En tercer lugar, censurar una obra no repara la supuesta injusticia inherente al mensaje, como ya señaló Rosario Assunto en 1963 en uno de sus importantes ensayos. Así que la censura es también una medida totalmente inútil.

En cuarto lugar, puede que el cartel de Marina Abramović sea la obra más fea del mundo, pero eso no es motivo para restringir su circulación. Y esto es aún más grave si quienes emiten juicios sobre los méritos son personas que no tienen experiencia en la materia o, situación mucho peor, intentan hacer pasar su propia lectura de una obra como inequívoca y universalmente aceptable.

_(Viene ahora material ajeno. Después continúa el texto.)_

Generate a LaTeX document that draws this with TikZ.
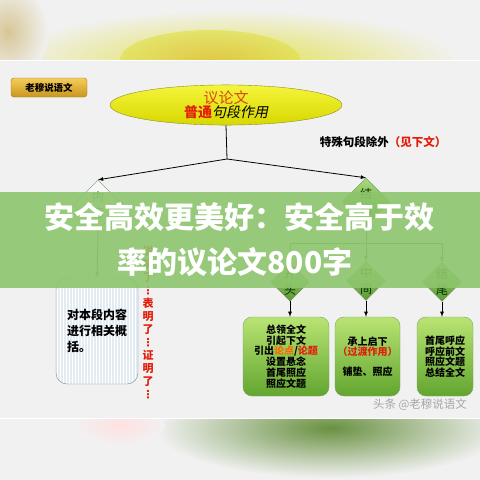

En quinto lugar, la censura es siempre una demostración de miedo. Ciertos tipos de política, los que buscan el consenso fácil e inmediato, deben necesariamente aplanar el nivel, trivializar los mensajes, eliminar el contenido, borrar toda posibilidad de reflexión, porque de lo contrario corren el riesgo de revelar que su fuerza descansa en realidad sobre un castillo de naipes tambaleante. La política del consenso, y especialmente la política del consenso populista, alberga por tanto un profundo temor al arte: porque el arte, incluso con mensajes extremadamente sencillos, como en el caso del cartel protagonizado por Marina Abramović, transmite mensajes complejos que nos obligan a pensar, a profundizar, a comprender, a cuestionar. Y eso es precisamente lo que no quiere la política de consenso.

Por último, es bueno recordar que el arte casi siempre ha tenido también un significado político, a pesar de que la reciente banalización de ciertas exposiciones y publicaciones nos lleve a pensar lo contrario. La obra de Van Gogh, ávido lector de Beecher Stowe, Michelet y otros autores preocupados por la difícil situación de los humildes, era profundamente política, al igual que las obras de Caravaggio, Miguel Ángel, Rafael, Andrea del Sarto, Fra’ Bartolomeo, Tiepolo, Hayez, Previati, Nomellini, y así sucesivamente a lo largo de la historia del arte. Incluso algunas opiniones de Monet eran de naturaleza profundamente política. Pretender que el arte y la política deben permanecer en dos esferas distantes incapaces de comunicarse, o pretender que el arte debe ser sólo una cuestión de pura emoción, es adoptar una posición totalmente divorciada de la historia y de la realidad.